Lo que lanza la palabra por la senda política es la Revolución Francesa. En España una parte de los ilustrados se afrancesaron hasta el punto de que Juan Pablo Forner describía así el politiqueo de los últimos años del Madrid dieciochesco: “En el café no se oye más que batallas, revolución, Convención, representación nacional, libertad, igualdad; hasta las putas te preguntan por Robespierre y Barrére”.

En Reino Unido, también a finales del XVIII, los tories llamaban liberal, con cierto desprecio dado el estigma francés de la palabra, a todo rival político abiertamente favorable a las libertades individuales. Para otros británicos, los liberales eran los partidarios de mejorar la sociedad desde el gobierno y, por extensión, las personas libres de prejuicios, dispuestas a cambiar las tradiciones por nuevas ideas y reformas.

Pero fue en España donde el vocablo liberal se oficializó, en las Cortes de Cádiz que fraguaron la Constitución de 1812. 'La Pepa' llegaba un par de décadas después de la estadounidense y de la francesa, pero duró poco, porque Fernando VII la derogaría en 1814 para ser absolutista sin estorbos.

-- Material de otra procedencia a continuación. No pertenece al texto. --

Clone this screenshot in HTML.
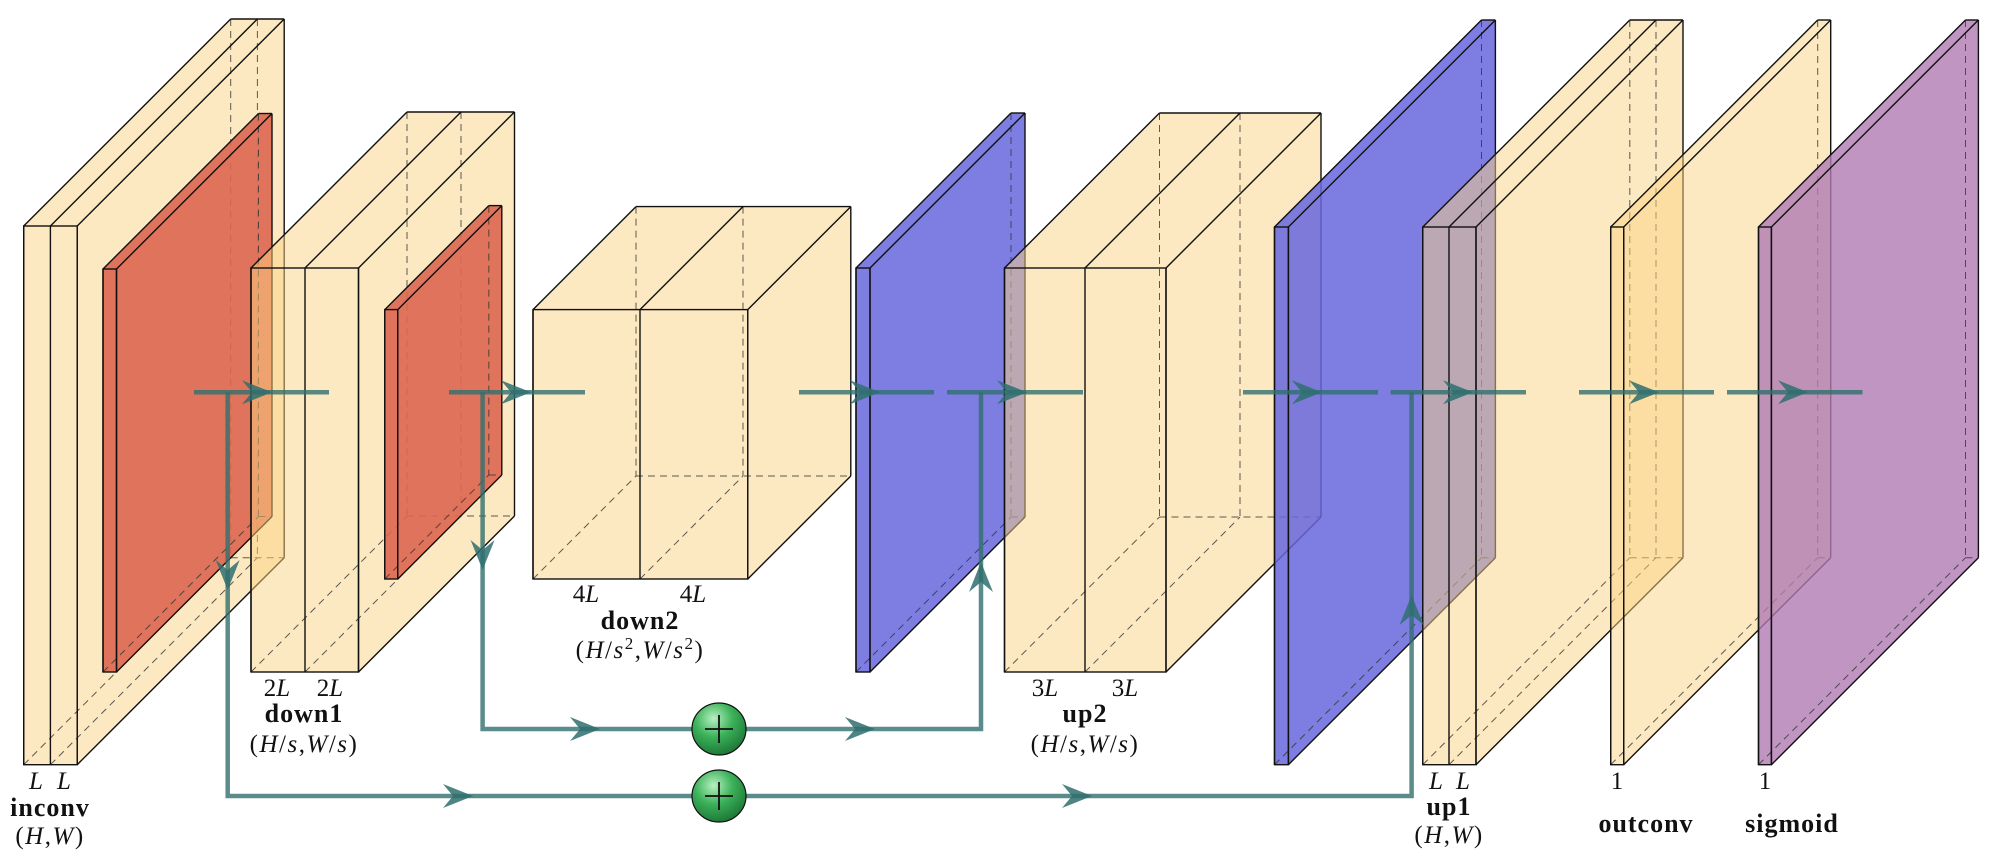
<!DOCTYPE html>
<html><head><meta charset="utf-8">
<style>
html,body{margin:0;padding:0;background:#fff;}
svg{display:block;}
text{font-family:"Liberation Serif",serif;font-size:25px;fill:#111;}
.b{font-weight:bold;font-size:26px;letter-spacing:1px;}
.i{font-style:italic;}
.p{letter-spacing:1.5px;}
</style></head>
<body>
<svg id="fig" width="2002" height="864" viewBox="0 0 2002 864" xmlns="http://www.w3.org/2000/svg">
<g id="blocks"></g>
<g id="arrows"></g>
<g id="labels">
  <text x="36" y="789" text-anchor="middle" class="i">L</text>
  <text x="64" y="789" text-anchor="middle" class="i">L</text>
  <text x="50" y="816" text-anchor="middle" class="b">inconv</text>
  <text x="50" y="844" text-anchor="middle" class="p">(<tspan class="i">H</tspan>,<tspan class="i">W</tspan>)</text>

  <text x="277" y="696" text-anchor="middle">2<tspan class="i">L</tspan></text>
  <text x="330" y="696" text-anchor="middle">2<tspan class="i">L</tspan></text>
  <text x="304" y="722" text-anchor="middle" class="b">down1</text>
  <text x="304" y="752" text-anchor="middle" class="p">(<tspan class="i">H</tspan>/<tspan class="i">s</tspan>,<tspan class="i">W</tspan>/<tspan class="i">s</tspan>)</text>

  <text x="586" y="602" text-anchor="middle">4<tspan class="i">L</tspan></text>
  <text x="693" y="602" text-anchor="middle">4<tspan class="i">L</tspan></text>
  <text x="640" y="629" text-anchor="middle" class="b">down2</text>
  <text x="640" y="658" text-anchor="middle" class="p">(<tspan class="i">H</tspan>/<tspan class="i">s</tspan><tspan dy="-9" font-size="17">2</tspan><tspan dy="9">,</tspan><tspan class="i">W</tspan>/<tspan class="i">s</tspan><tspan dy="-9" font-size="17">2</tspan><tspan dy="9">)</tspan></text>

  <text x="1045" y="696" text-anchor="middle">3<tspan class="i">L</tspan></text>
  <text x="1125" y="696" text-anchor="middle">3<tspan class="i">L</tspan></text>
  <text x="1085" y="722" text-anchor="middle" class="b">up2</text>
  <text x="1085" y="752" text-anchor="middle" class="p">(<tspan class="i">H</tspan>/<tspan class="i">s</tspan>,<tspan class="i">W</tspan>/<tspan class="i">s</tspan>)</text>

  <text x="1436" y="789" text-anchor="middle" class="i">L</text>
  <text x="1463" y="789" text-anchor="middle" class="i">L</text>
  <text x="1449" y="815" text-anchor="middle" class="b">up1</text>
  <text x="1449" y="843" text-anchor="middle" class="p">(<tspan class="i">H</tspan>,<tspan class="i">W</tspan>)</text>

  <text x="1617" y="789" text-anchor="middle">1</text>
  <text x="1646" y="832" text-anchor="middle" class="b">outconv</text>
  <text x="1765" y="789" text-anchor="middle">1</text>
  <text x="1792" y="832" text-anchor="middle" class="b">sigmoid</text>
</g>
</svg>
<script>
const blockNames=["inconv","inconv-pool","down1","down1-pool","down2","upsample2","up2","upsample1","up1","outconv","sigmoid"];
const blockSlices=[[23.7,50.4,77.2],[103,116.5],[251,305,358.5],[384.8,397.8],[533,640,747.8],[856,870],[1004.5,1085,1166],[1274.5,1288.4],[1422.8,1449,1476],[1610.7,1623.7],[1758.5,1771.4]];
const blockTop=[226,269,268,309.6,309.6,268,268,227,227,227,227];
const blockBottom=[764.7,672,672,579,579,672,672,764.7,764.7,764.7,764.7];
const blockDepth=[207,155.5,156,104,103,155,155,207,207,207,207];
const blockKind=["y","r","y","r","y","b","y","b","y","y","p"];
const NS="http://www.w3.org/2000/svg";
const fills={y:["#fbd384",0.5],r:["#dd6650",0.9],b:["#6666dd",0.85],p:["#b07ab3",0.8]};
function mk(tag,attrs,parent){const e=document.createElementNS(NS,tag);for(const k in attrs)e.setAttribute(k,attrs[k]);parent.appendChild(e);return e;}
const gB=document.getElementById("blocks");
blockNames.forEach((nm,i)=>{
  const xs=blockSlices[i],t=blockTop[i],b=blockBottom[i],d=blockDepth[i];
  const x0=xs[0],xn=xs[xs.length-1];
  const g=mk("g",{},gB);
  
  
  const f=fills[blockKind[i]];
  mk("polygon",{points:`${x0},${b} ${x0},${t} ${x0+d},${t-d} ${xn+d},${t-d} ${xn+d},${b-d} ${xn},${b}`,fill:f[0],"fill-opacity":f[1],stroke:"none"},g);
  const dash={stroke:"#333","stroke-width":1,"stroke-dasharray":"7,5",fill:"none","stroke-opacity":0.8};
  xs.forEach((x,j)=>{
    if(j<xs.length-1){
      mk("line",Object.assign({x1:x+d,y1:t-d,x2:x+d,y2:b-d},dash),g);
      mk("line",Object.assign({x1:x,y1:b,x2:x+d,y2:b-d},dash),g);
    }
  });
  mk("line",Object.assign({x1:x0+d,y1:b-d,x2:xn+d,y2:b-d},dash),g);
  const sl={stroke:"#111","stroke-width":1.4,fill:"none"};
  mk("rect",Object.assign({x:x0,y:t,width:xn-x0,height:b-t},sl),g);
  xs.forEach(x=>{
    mk("line",Object.assign({x1:x,y1:t,x2:x,y2:b},sl),g);
    mk("line",Object.assign({x1:x,y1:t,x2:x+d,y2:t-d},sl),g);
  });
  mk("line",Object.assign({x1:x0+d,y1:t-d,x2:xn+d,y2:t-d},sl),g);
  mk("line",Object.assign({x1:xn+d,y1:t-d,x2:xn+d,y2:b-d},sl),g);
  mk("line",Object.assign({x1:xn,y1:b,x2:xn+d,y2:b-d},sl),g);
});
// arrows
const mainY=392.3;
const segStart=[194,449,799,947,1243,1390.6,1579,1727];
const segEnd=[329,585,934,1083,1378,1526,1714,1862.5];
const segTip=[272,531,880,1027,1322,1473,1659,1808];
const skip1=[[227.7,mainY],[227.7,796],[1411.6,796],[1411.6,mainY]];
const skip1Heads=[[227.7,590,"down"],[473,796,"right"],[1092,796,"right"],[1411.6,595,"up"]];
const skip2=[[482.6,mainY],[482.6,729],[981,729],[981,mainY]];
const skip2Heads=[[482.6,570,"down"],[600,729,"right"],[875,729,"right"],[981,562,"up"]];
const sumNodes=[[719,729],[719,796]];
const gA=document.getElementById("arrows");
const TEAL="#2f6f6e";
function head(x,y,dir,name){
  const rot={right:0,down:90,up:-90,left:180}[dir];
  const p=mk("path",{d:"M0,0 L-30,-12 L-20,0 L-30,12 Z",fill:TEAL,"fill-opacity":0.85,transform:`translate(${x},${y}) rotate(${rot})`},gA);
  
  
}
function poly(pts,name){
  const l=mk("polyline",{points:pts.map(p=>p.join(",")).join(" "),fill:"none",stroke:TEAL,"stroke-opacity":0.8,"stroke-width":4.5},gA);
  
  
}
poly(skip1,"skip-connection-1");
skip1Heads.forEach((h,k)=>head(h[0],h[1],h[2],"skip1-arrowhead"));
poly(skip2,"skip-connection-2");
skip2Heads.forEach((h,k)=>head(h[0],h[1],h[2],"skip2-arrowhead"));
segStart.forEach((s,k)=>{
  poly([[s,mainY],[segEnd[k],mainY]],"main-flow-segment");
  head(segTip[k],mainY,"right","main-flow-arrowhead");
});
const defs=mk("defs",{},document.getElementById("fig"));
const rg=mk("radialGradient",{id:"gr",cx:"0.4",cy:"0.3",r:"0.7"},defs);
mk("stop",{offset:"0","stop-color":"#b8f0c0"},rg);
mk("stop",{offset:"0.5","stop-color":"#3cb25a"},rg);
mk("stop",{offset:"1","stop-color":"#1e7a38"},rg);
sumNodes.forEach(c=>{
  const g=mk("g",{},gA);
  
  
  mk("ellipse",{cx:c[0],cy:c[1],rx:27,ry:26,fill:"url(#gr)",stroke:"#111","stroke-width":1.2},g);
  mk("line",{x1:c[0]-14,y1:c[1],x2:c[0]+14,y2:c[1],stroke:"#111","stroke-width":1.8},g);
  mk("line",{x1:c[0],y1:c[1]-14,x2:c[0],y2:c[1]+14,stroke:"#111","stroke-width":1.8},g);
});
</script>
</body></html>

La impronta española del texto de Cádiz es, precisamente, la noción del liberalismo político ideada por sus autores. Aquel escrito revolucionario buscaba un cambio medular en la organización del Estado y en el reparto del poder político, al recaer la soberanía en la Nación y no en el rey.

La primera Constitución española contenía varios de los preceptos democráticos hoy normalizados: la separación de poderes, el sufragio universal (masculino, eso sí), el derecho a la propiedad, la ciudadanía, la libre empresa, la libertad de prensa y la abolición de los señoríos. Fue breve, pero se consideró una de las más avanzadas de su tiempo. Entiéndase, una de las más liberales.

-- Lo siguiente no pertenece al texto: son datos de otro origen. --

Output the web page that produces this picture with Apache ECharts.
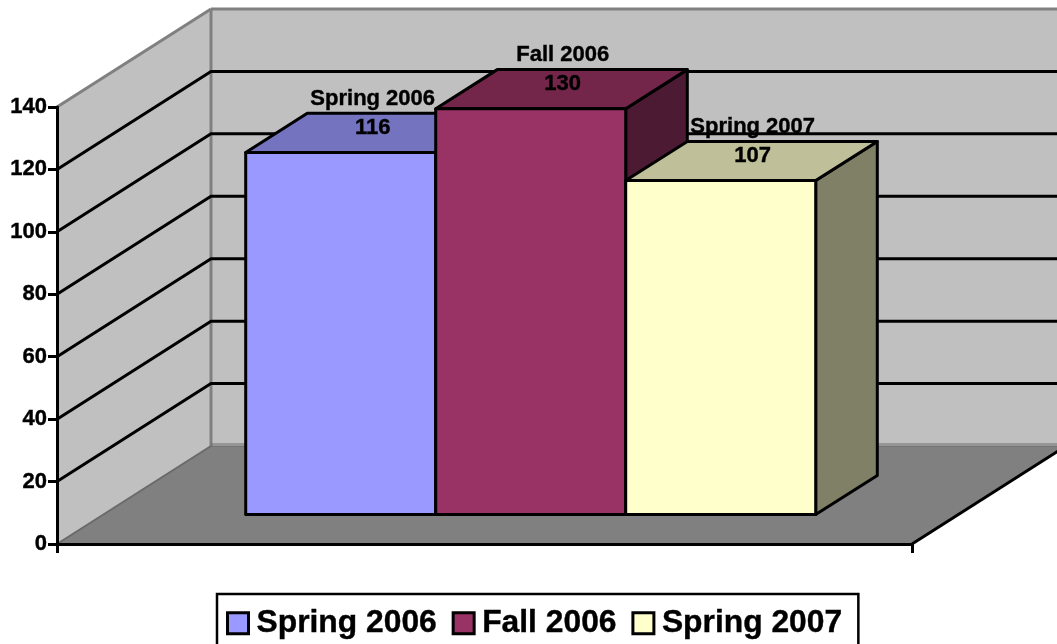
<!DOCTYPE html>
<html>
<head>
<meta charset="utf-8">
<style>html,body{margin:0;padding:0;background:#fff}#c{width:1057px;height:644px}</style>
<script src="https://cdn.jsdelivr.net/npm/echarts@6/dist/echarts.min.js"></script>
</head>
<body>
<div id="c"></div>
<script>
var categories = [''];
var seriesNames = ['Spring 2006', 'Fall 2006', 'Spring 2007'];
var seriesValues = [116, 130, 107];
var frontColors = ['#9999FF', '#993366', '#FFFFCC'];
var topColors = ['#7373BF', '#732649', '#BFBF99'];
var sideColors = ['#4D4D80', '#4D1A33', '#808066'];
var gridValues = [20, 40, 60, 80, 100, 120];

var AXIS_MAX = 140;
var DEPTH = [154, -98];
var FONT = 'Liberation Sans';
var HEAVY = 0.4;

function shift(p, t) { return [p[0] + DEPTH[0] * t, p[1] + DEPTH[1] * t]; }

function renderWalls(params, api) {
  var c = api.coord([0, 0]);
  var w = api.size([1, 0])[0];
  var l = c[0] - w / 2, r = c[0] + w / 2;
  var y0 = c[1], y1 = api.coord([0, AXIS_MAX])[1];
  var bl = [l, y0], br = [r, y0], tl = [l, y1], tr = [r, y1];
  var gray = { stroke: '#808080', lineWidth: 3, fill: null };
  function poly(pts, style) { return { type: 'polygon', shape: { points: pts }, style: style }; }
  function line(a, b, style) { return { type: 'line', shape: { x1: a[0], y1: a[1], x2: b[0], y2: b[1] }, style: style }; }
  return { type: 'group', children: [
    poly([shift(bl, 1), shift(br, 1), shift(tr, 1), shift(tl, 1)], { fill: '#C0C0C0' }),
    poly([bl, shift(bl, 1), shift(tl, 1), tl], { fill: '#C0C0C0' }),
    poly([bl, br, shift(br, 1), shift(bl, 1)], { fill: '#808080' }),
    line(tl, shift(tl, 1), gray),
    line(shift(tl, 1), shift(tr, 1), gray),
    line(shift(tl, 1), shift(bl, 1), gray),
    line(bl, shift(bl, 1), { stroke: '#6a6a6a', lineWidth: 2 }),
    line([shift(bl, 1)[0], shift(bl, 1)[1] - 2], [shift(br, 1)[0], shift(br, 1)[1] - 2], { stroke: '#6a6a6a', lineWidth: 1.2 }),
    line(shift(bl, 1), shift(br, 1), { stroke: '#6a6a6a', lineWidth: 1.2 }),
    line(br, shift(br, 1), { stroke: '#000', lineWidth: 3 })
  ] };
}

function renderGrid(params, api) {
  var c = api.coord([0, api.value(1)]);
  var w = api.size([1, 0])[0];
  var a = [c[0] - w / 2, c[1]], b = shift(a, 1), d = shift([c[0] + w / 2, c[1]], 1);
  return { type: 'polyline', shape: { points: [a, b, d] }, style: { stroke: '#000', lineWidth: 3, fill: null } };
}

function renderBar(index) {
  return function (params, api) {
    var v = api.value(1);
    var c = api.coord([api.value(0), 0]);
    var topY = api.coord([api.value(0), v])[1];
    var bw = api.size([1, 0])[0] / 4.5;
    var left = c[0] + (index - 1.5) * bw;
    var a = shift([left, c[1]], 0.3), b = shift([left + bw, c[1]], 0.3);
    var t1 = shift([left, topY], 0.3), t2 = shift([left + bw, topY], 0.3);
    function back(p) { return shift(p, 0.4); }
    function st(fill) { return { fill: fill, stroke: '#000', lineWidth: 3, lineJoin: 'round' }; }
    var cx = (t1[0] + t2[0]) / 2 + 32;
    var font = 'bold 22px "' + FONT + '"';
    return { type: 'group', children: [
      { type: 'polygon', shape: { points: [t2, b, back(b), back(t2)] }, style: st(sideColors[index]) },
      { type: 'polygon', shape: { points: [t1, t2, back(t2), back(t1)] }, style: st(topColors[index]) },
      { type: 'polygon', shape: { points: [a, b, t2, t1] }, style: st(frontColors[index]) },
      { type: 'text', z2: 50, style: { text: seriesNames[index], x: cx, y: t1[1] - 54, align: 'center', verticalAlign: 'middle', fill: '#000', stroke: '#000', lineWidth: HEAVY, font: font } },
      { type: 'text', z2: 50, style: { text: String(v), x: cx, y: t1[1] - 25, align: 'center', verticalAlign: 'middle', fill: '#000', stroke: '#000', lineWidth: HEAVY, font: font } }
    ] };
  };
}

var series = [
  { type: 'custom', name: 'walls', z: 1, silent: true, clip: false, renderItem: renderWalls, data: [[0, 0]], encode: { x: 0, y: 1 } },
  { type: 'custom', name: 'gridlines', z: 1, silent: true, clip: false, renderItem: renderGrid,
    data: gridValues.map(function (v) { return [0, v]; }), encode: { x: 0, y: 1 } }
];
seriesNames.forEach(function (name, i) {
  series.push({
    type: 'custom', name: name, z: 2 + i, silent: true, clip: false, renderItem: renderBar(i),
    itemStyle: { color: frontColors[i] },
    data: [[0, seriesValues[i]]], encode: { x: 0, y: 1 }
  });
});

var chart = echarts.init(document.getElementById('c'), null, { renderer: 'canvas' });
chart.setOption({
  animation: false,
  backgroundColor: '#fff',
  textStyle: { fontFamily: FONT },
  grid: { left: 57, top: 107, width: 855, height: 437, containLabel: false },
  xAxis: {
    type: 'category', data: categories, z: 8,
    axisLine: { show: true, lineStyle: { color: '#000', width: 3 } },
    axisTick: { show: true, length: 9, lineStyle: { color: '#000', width: 3 } },
    axisLabel: { show: false }, splitLine: { show: false }
  },
  yAxis: {
    type: 'value', min: 0, max: AXIS_MAX, interval: 20, z: 8,
    axisLine: { show: true, onZero: false, lineStyle: { color: '#000', width: 3 } },
    axisTick: { show: true, length: 9, lineStyle: { color: '#000', width: 3 } },
    axisLabel: { color: '#000', fontFamily: FONT, fontWeight: 'bold', fontSize: 22, margin: 10, padding: [7, 0, 0, 0], textBorderColor: '#000', textBorderWidth: HEAVY },
    splitLine: { show: false }
  },
  legend: {
    data: seriesNames, left: 217, top: 594, orient: 'horizontal',
    backgroundColor: '#fff', borderColor: '#000', borderWidth: 2.5,
    padding: [13, 16, 16, 9], itemGap: 14.7, itemWidth: 21, itemHeight: 21, icon: 'rect',
    itemStyle: { borderColor: '#000', borderWidth: 3 },
    selectedMode: false,
    textStyle: { color: '#000', fontFamily: FONT, fontWeight: 'bold', fontSize: 31.8, padding: [0, 0, 0, 3], textBorderColor: '#000', textBorderWidth: HEAVY }
  },
  series: series
});
</script>
</body>
</html>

Con este bagaje sale el término liberal de Europa y llega a Estados Unidos, donde adquiere su propia dimensión. En 1920, Guy Emerson escribía en su ensayo La nueva frontera: Un estudio del espíritu liberal: “La mentalidad que se ha dado en conocer como ‘liberal’ requiere unas vigorosas convicciones, una tolerancia de las opiniones de los demás y un persistente anhelo de un progreso razonable. Esta manera de entender la vida ha tenido en nuestra historia nacional un papel notable y constructivo”.

En efecto, el liberal estadounidense Bo Winegard define hoy el centrismo como la doctrina que aspira a lograr el progreso social y político empleando “la cautela, la templanza y el compromiso, rechazando el extremismo, el radicalismo y la violencia”.

Toda esta declaración de intenciones del liberalismo clásico es tan inobjetable, sin embargo, como el actual contexto político español es objetable. En otras palabras, la versatilidad del centrista liberal le debe permitir conservar su prudencia ideológica, pero con una capacidad crítica que pueda tornarse hipercrítica si las circunstancias lo requieren.

En un sistema político funcional que respeta las normas, el centrista liberal será un ser racional y empático, un entusiasta de la crítica positiva y del debate provechoso. En un régimen disfuncional, populista y extremista, el liberal deberá radicalizarse en defensa de la democracia que ampare los derechos y las libertades de todos y de cada uno.

Gabriela Bustelo es escritora y periodista.